Oireachtas Joint and Select Committees

Thursday, 30 August 2018

Joint Oireachtas Committee on Education and Skills

School Facilities and Costs: Discussion (Resumed)

9:30 am

Mr. Ed Farrell:

I have some more information on personal micro credit loans. It started as a pilot nearly three years ago when a group of stakeholders came together, including the Central Bank, the Department of Finance, the Department of Employment Affairs and Social Protection, the credit unions, An Post, the Citizens Information Bureau, the Money Advice and Budgeting Service, MABS, and the St. Vincent de Paul. The Social Finance Foundation brought those people together to explore the idea of credit unions offering a convenient alternative to moneylenders and even out or level an unfair playing field. The objective was to take people out of the clutches of moneylenders, rehabilitate any financial mistakes they might have made in the past and try to get them into the credit union movement. Past history would not necessarily debar a person and each case is separate.

An easier credit policy was put in place for the pilot because the Central Bank was a part of the stakeholder group and also because, for the first two loans that came through, there was a deduction at source in the social welfare payment. That increased the likelihood of repayment of the loan and was a comfort to the credit union and to the regulator - any deduction at source, whether it is deposit interest retention tax, DIRT, or PAYE tax, is always easier to administer than the member having to come in afterwards. It is case by case and credit union by credit union. We have just under half of all credit unions in it. It is probably not as relevant for some of the industrial credit unions, those for teachers, nurses and guards, because their members are working people. We probably have half of the community credit unions but we certainly have much more than half of the geographic population of the country. We have the towns and cities well covered but some of the rural credit unions are not in the pilot, so although it is half of the credit unions much more than half of the population base is covered. We all have a job to communicate and advertise it better because not everyone hears about it. We also all have a job to get it into more credit unions. We have engaged with and helped some Members of both Houses to try to encourage their local credit unions, if they are not in it, to get them into it. We can all help each other get more credit unions and more people access to it.

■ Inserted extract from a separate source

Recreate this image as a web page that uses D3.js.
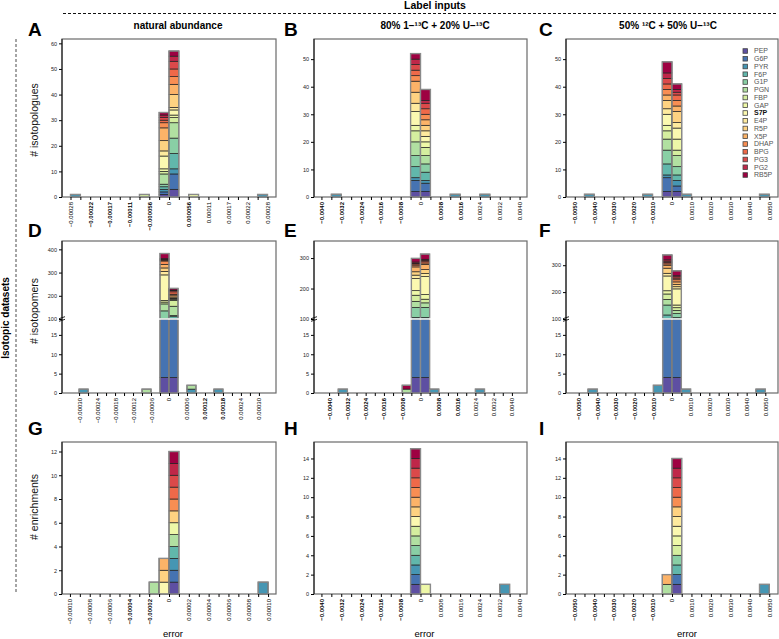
<!DOCTYPE html>
<html><head><meta charset="utf-8">
<script src="https://cdn.jsdelivr.net/npm/d3@7"></script>
<style>body{margin:0;background:#fff} svg text{font-family:"Liberation Sans",Arial,sans-serif}</style>
</head><body><svg id="c" width="779" height="639"></svg>
<script>
// ---------------- DATA ----------------
const metabolites = ["PEP","G6P","PYR","F6P","G1P","PGN","FBP","GAP","S7P","E4P","R5P","X5P","DHAP","BPG","PG3","PG2","RB5P"];
const columnTitles = ["natural abundance","80% 1−¹³C + 20% U−¹³C","50% ¹²C + 50% U−¹³C"];
const rowTitles = ["# isotopologues","# isotopomers","# enrichments"];
const panelLetters = ["A","B","C","D","E","F","G","H","I"];

const ticksA = ["−0.00028","−0.00022","−0.00017","−0.00011","−0.000056","0","0.000056","0.00011","0.00017","0.00022","0.00028"];
const ticks8 = ["−0.0040","−0.0032","−0.0024","−0.0016","−0.0008","0","0.0008","0.0016","0.0024","0.0032","0.0040"];
const ticks10 = ["−0.0050","−0.0040","−0.0030","−0.0020","−0.0010","0","0.0010","0.0020","0.0030","0.0040","0.0050"];
const ticksD = ["−0.00030","−0.00024","−0.00018","−0.00012","−0.00006","0","0.00006","0.00012","0.00018","0.00024","0.00030"];
const ticksG = ["−0.00010","−0.00008","−0.00006","−0.00004","−0.00002","0","0.00002","0.00004","0.00006","0.00008","0.00010"];

const binWidth   = {A:2.78e-5, B:4e-4, C:5e-4, D:3e-5, E:4e-4, F:5e-4, G:1e-5, H:4e-4, I:5e-4};
const xHalfRange = {A:3.02e-4, B:4.3e-3, C:5.45e-3, D:3.57e-4, E:4.66e-3, F:5.68e-3, G:1.08e-4, H:4.3e-3, I:5.45e-3};
const yMax = {A:61.7, B:57.3, C:57.3, G:12.8, H:15.7, I:15.7};
const yLowMax = 19.1;
const yUpperMax = {D:436, E:356, F:390};
const yTicks = {A:[0,10,20,30,40,50,60], B:[0,10,20,30,40,50], C:[0,10,20,30,40,50],
  G:[0,2,4,6,8,10,12], H:[0,2,4,6,8,10,12,14], I:[0,2,4,6,8,10,12,14]};
const yTicksLow = [0,5,10,15];
const yTicksUp = {D:[100,200,300,400], E:[100,200,300], F:[100,200,300]};

const barsA = [
 {bin:-10, n:{PYR:1}},
 {bin:-3, n:{FBP:1}},
 {bin:-1, n:{PEP:1,G6P:1,PYR:1,F6P:1,G1P:1,PGN:4,FBP:1,GAP:1,S7P:5,E4P:2,R5P:4,X5P:5,DHAP:2,BPG:1,PG3:1,PG2:1,RB5P:1}},
 {bin:0, n:{PEP:3,G6P:6,PYR:2,F6P:6,G1P:6,PGN:6,FBP:2,GAP:1,S7P:2,E4P:1,R5P:5,X5P:4,DHAP:3,BPG:3,PG3:3,PG2:2,RB5P:2}},
 {bin:2, n:{GAP:1}},
 {bin:9, n:{PYR:1}}
];
const barsB = [
 {bin:-9, n:{PYR:1}},
 {bin:-1, n:{PEP:2,G6P:4,PYR:1,F6P:4,G1P:4,PGN:5,FBP:4,GAP:2,S7P:5,E4P:3,R5P:4,X5P:4,DHAP:2,BPG:2,PG3:2,PG2:2,RB5P:2}},
 {bin:0, n:{PEP:2,G6P:3,PYR:1,F6P:3,G1P:3,PGN:3,FBP:3,GAP:2,S7P:2,E4P:2,R5P:2,X5P:2,DHAP:2,BPG:2,PG3:2,PG2:1,RB5P:4}},
 {bin:3, n:{PYR:1}},
 {bin:6, n:{PYR:1}}
];
const barsC = [
 {bin:-9, n:{PYR:1}},
 {bin:-3, n:{PYR:1}},
 {bin:-1, n:{PEP:2,G6P:5,PYR:1,F6P:4,G1P:5,PGN:4,FBP:3,GAP:2,S7P:4,E4P:2,R5P:3,X5P:2,DHAP:2,BPG:2,PG3:2,PG2:2,RB5P:4}},
 {bin:0, n:{PEP:2,G6P:2,PYR:2,F6P:2,G1P:3,PGN:4,FBP:2,GAP:4,S7P:4,E4P:2,R5P:4,X5P:2,DHAP:2,BPG:2,PG3:1,PG2:1,RB5P:2}},
 {bin:1, n:{PYR:1}},
 {bin:9, n:{PYR:1}}
];
const barsD = [
 {bin:-10, n:{PYR:1}},
 {bin:-3, n:{PGN:1}},
 {bin:-1, n:{PEP:4,G6P:96,G1P:35,PGN:30,FBP:8,GAP:7,S7P:110,E4P:15,R5P:15,X5P:15,DHAP:15,BPG:4,PG3:3,PG2:3,RB5P:22}},
 {bin:0, n:{PEP:4,G6P:96,F6P:10,G1P:5,PGN:40,FBP:25,GAP:4,S7P:3,E4P:3,R5P:5,X5P:8,DHAP:4,BPG:10,PG3:5,PG2:3,RB5P:7}},
 {bin:2, n:{PYR:1,PGN:1}},
 {bin:5, n:{PYR:1}}
];
const barsE = [
 {bin:-9, n:{PYR:1}},
 {bin:-2, n:{PGN:1,RB5P:1}},
 {bin:-1, n:{PEP:4,G6P:96,F6P:5,G1P:33,PGN:20,FBP:20,GAP:15,S7P:40,E4P:11,R5P:11,X5P:16,DHAP:6,BPG:4,PG3:2,PG2:4,RB5P:12}},
 {bin:0, n:{PEP:4,G6P:96,F6P:5,G1P:33,PGN:15,FBP:12,GAP:15,S7P:59,E4P:10,R5P:13,X5P:17,DHAP:5,BPG:6,PG3:3,PG2:3,RB5P:17}},
 {bin:1, n:{PYR:1}},
 {bin:6, n:{PYR:1}}
];
const barsF = [
 {bin:-9, n:{PYR:1}},
 {bin:-2, n:{PYR:2}},
 {bin:-1, n:{PEP:4,G6P:96,F6P:15,G1P:37,PGN:21,FBP:20,GAP:12,S7P:55,E4P:10,R5P:19,X5P:11,DHAP:5,BPG:5,PG3:5,PG2:5,RB5P:18}},
 {bin:0, n:{PEP:4,G6P:96,F6P:5,G1P:15,PGN:12,FBP:10,GAP:10,S7P:60,E4P:8,R5P:8,X5P:10,DHAP:8,BPG:6,PG3:5,PG2:4,RB5P:18}},
 {bin:1, n:{PYR:1}},
 {bin:9, n:{PYR:1}}
];
const barsG = [
 {bin:-2, n:{PGN:1}},
 {bin:-1, n:{S7P:1,R5P:1,X5P:1}},
 {bin:0, n:{PEP:1,G6P:1,PYR:1,F6P:1,PGN:1,GAP:1,R5P:1,DHAP:1,BPG:1,PG3:1,PG2:1,RB5P:1}},
 {bin:9, n:{PYR:1}}
];
const barsH = [
 {bin:-1, n:{PEP:1,G6P:1,PYR:1,F6P:1,G1P:1,PGN:1,FBP:1,S7P:1,R5P:1,X5P:1,DHAP:1,BPG:1,PG3:1,PG2:1,RB5P:1}},
 {bin:0, n:{GAP:1}},
 {bin:8, n:{PYR:1}}
];
const barsI = [
 {bin:-1, n:{PGN:1,X5P:1}},
 {bin:0, n:{PEP:1,G6P:1,F6P:1,G1P:1,FBP:1,GAP:1,S7P:1,E4P:1,R5P:1,DHAP:1,BPG:1,PG3:1,PG2:1,RB5P:1}},
 {bin:9, n:{PYR:1}}
];

const panelTicks = {A:ticksA,B:ticks8,C:ticks10,D:ticksD,E:ticks8,F:ticks10,G:ticksG,H:ticks8,I:ticks10};
const panelBars  = {A:barsA,B:barsB,C:barsC,D:barsD,E:barsE,F:barsF,G:barsG,H:barsH,I:barsI};

// ---------------- LAYOUT / STYLE ----------------
const colX = [[62,276],[314,527],[566,778]];
const rowY = [{top:39,bottom:197},{top:241,bottom:393,brk:319},{top:442,bottom:594}];
const boldTicks = {A:[1,2,3,4,6],B:[0,1,2,3,4,6,7],C:[0,1,2,3,4],D:[7,8],E:[0,1,2,3,4,6,7],F:[0,1,2,3,4],G:[3,4],H:[0,1,2,3,4],I:[0,1,2,3,4]};
const letterX = [28,284,539];
const letterY = [36,237,435];
const titleX = [178,435,668];
const yTitleY = [120,311,507];
const errorX = [173,424.5,687];

const svg = d3.select("#c");
const color = d3.scaleOrdinal().domain(metabolites)
  .range(metabolites.map((m,i)=>d3.interpolateSpectral(1 - i/(metabolites.length-1))));

// header
svg.append("text").attr("x",435).attr("y",9).attr("text-anchor","middle")
  .attr("font-size",10.5).attr("font-weight","bold").text("Label inputs");
svg.append("line").attr("x1",63).attr("x2",778).attr("y1",13.5).attr("y2",13.5)
  .attr("stroke","#111").attr("stroke-width",1).attr("stroke-dasharray","3,2");
svg.append("line").attr("x1",16).attr("x2",16).attr("y1",39).attr("y2",594)
  .attr("stroke","#888").attr("stroke-width",1.5).attr("stroke-dasharray","3,2");
svg.append("text").attr("transform","translate(9,318) rotate(-90)").attr("text-anchor","middle")
  .attr("font-size",10).attr("font-weight","bold").text("Isotopic datasets");

columnTitles.forEach((t,i)=>{
  svg.append("text").attr("x",titleX[i]).attr("y",28.5).attr("text-anchor","middle")
    .attr("font-size",10).attr("font-weight","bold").text(t);
});
rowTitles.forEach((t,i)=>{
  svg.append("text").attr("transform",`translate(38,${yTitleY[i]}) rotate(-90)`).attr("text-anchor","middle")
    .attr("font-size",10.5).attr("fill","#111").text(t);
});
errorX.forEach(x=>{
  svg.append("text").attr("x",x).attr("y",637).attr("text-anchor","middle").attr("font-size",9.5).text("error");
});

panelLetters.forEach((id,idx)=>{
  const r = Math.floor(idx/3), c = idx%3;
  const [x0,x1] = colX[c]; const R = rowY[r];
  const g = svg.append("g");
  g.append("text").attr("x",letterX[c]).attr("y",letterY[r]).attr("font-size",19).attr("font-weight","bold").text(id);

  const x = d3.scaleLinear().domain([-xHalfRange[id], xHalfRange[id]]).range([x0,x1]);
  let yv, yAxes;
  if (r === 1) {
    const yLow = d3.scaleLinear().domain([0,yLowMax]).range([R.bottom,R.brk]);
    const yUp = d3.scaleLinear().domain([100,yUpperMax[id]]).range([R.brk,R.top]);
    yv = v => v <= yLowMax ? yLow(v) : (v >= 100 ? yUp(v) : R.brk);
    yAxes = [[yLow,yTicksLow],[yUp,yTicksUp[id]]];
  } else {
    const y = d3.scaleLinear().domain([0,yMax[id]]).range([R.bottom,R.top]);
    yv = y; yAxes = [[y,yTicks[id]]];
  }

  // frame
  g.append("rect").attr("x",x0).attr("y",R.top).attr("width",x1-x0).attr("height",R.bottom-R.top)
    .attr("fill","none").attr("stroke","#6a6a6a").attr("stroke-width",1.2);

  // bars
  const bw = binWidth[id];
  const barG = g.append("g");
  panelBars[id].forEach(b=>{
    const bx0 = x(b.bin*bw), bx1 = x((b.bin+1)*bw);
    let cum = 0;
    const segs = [];
    metabolites.forEach(m=>{ const n = b.n[m]; if(n){ segs.push({m, y0:cum, y1:cum+n}); cum += n; } });
    barG.selectAll(null).data(segs).join("rect")
      .attr("x",bx0).attr("width",bx1-bx0)
      .attr("y",d=>yv(d.y1)).attr("height",d=>Math.max(0,yv(d.y0)-yv(d.y1)))
      .attr("fill",d=>color(d.m)).attr("stroke","#222").attr("stroke-width",0.7);
    barG.append("rect").attr("x",bx0).attr("width",bx1-bx0)
      .attr("y",yv(cum)).attr("height",yv(0)-yv(cum))
      .attr("fill","none").attr("stroke","#8a8a8a").attr("stroke-width",1.4);
  });
  if (r === 1) {
    g.append("line").attr("x1",x0+1).attr("x2",x1-1).attr("y1",R.brk).attr("y2",R.brk)
      .attr("stroke","#fff").attr("stroke-width",1.6);
  }

  // y axes
  yAxes.forEach(([sc,tv])=>{
    const a = g.append("g").attr("transform",`translate(${x0},0)`)
      .call(d3.axisLeft(sc).tickValues(tv).tickSize(3).tickPadding(2).tickFormat(d3.format("d")));
    a.select(".domain").remove();
    a.attr("font-family",null).attr("font-size",null);
    a.selectAll("text").attr("font-size",5.5).attr("fill","#222");
  });
  g.append("line").attr("x1",x0).attr("x2",x0).attr("y1",R.top).attr("y2",R.bottom).attr("stroke","#111").attr("stroke-width",1);
  if (r === 1) {
    [-1.3,1.3].forEach(o=>{
      g.append("line").attr("x1",x0-3).attr("x2",x0+3).attr("y1",R.brk+o+1).attr("y2",R.brk+o-1)
        .attr("stroke","#111").attr("stroke-width",0.9);
    });
  }

  // x axis
  const labels = panelTicks[id];
  const edges = d3.range(-10,11).map(k=>k*bw);
  const xa = g.append("g").attr("transform",`translate(0,${R.bottom})`)
    .call(d3.axisBottom(x).tickValues(edges).tickSize(3)
      .tickFormat((d,i)=> i%2===0 ? labels[i/2] : ""));
  xa.select(".domain").remove();
  xa.attr("font-family",null).attr("font-size",null);
  const bset = new Set(boldTicks[id].map(k=>k*2));
  xa.selectAll("text")
    .attr("transform","rotate(-90)").attr("x",-5).attr("y",0).attr("dy","0.33em")
    .attr("text-anchor","end").attr("font-size",6).attr("fill","#000")
    .attr("font-weight",(d,i)=> bset.has(i) ? "bold" : "normal");
});

// legend (in panel C)
const lg = svg.append("g");
metabolites.forEach((m,i)=>{
  const cy = 51 + i*7.75;
  lg.append("rect").attr("x",743).attr("y",cy-2.3).attr("width",4.6).attr("height",4.6)
    .attr("fill",color(m)).attr("stroke","#444").attr("stroke-width",0.8);
  lg.append("text").attr("x",754).attr("y",cy).attr("dy","0.35em").attr("font-size",7)
    .attr("fill", m==="S7P" ? "#111" : "#555").attr("font-weight", m==="S7P" ? "bold" : "normal").text(m);
});
</script></body></html>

The interest rates are frightening as Senator Ruane said. I refer to €150 being paid back on a €100 loan. That sounds like 50% to a person under pressure but because it is only for six months it is actually over 100% and because that person will be paying off his or her loan it is actually nearer 200%. There are moneylenders with a licence from the Central Bank allowed to charge almost 200% in interest as well as transactions and fees for calling around or late fees. That can add another 100% to the effective rate so that it will be nearly 300%. That is allowed and licensed. The credit union maximum rate is 12% per annum and that is in the law.

As part of the levelling of the playing field we will be seeking to allow credit unions the flexibility of perhaps charging double the 12% - it would still only be 24% - and trying to bring down the 200% and 300% rates on the other side to a more modest figure. That would even up some of the unfairness. The stakeholder group just got a report completed on an interest rate cap. The report found that 21 of the 28 EU countries have an interest rate cap on moneylenders, including big countries like Germany, France and Italy. Ireland is one of the seven that does not have any interest rate cap. It has been part of the policy of the Irish League of Credit Unions for 20 years to try to get a cap in law for licensed moneylenders. This report from the stakeholder group has been put together to help us get the interest rate on both sides a little more in balance.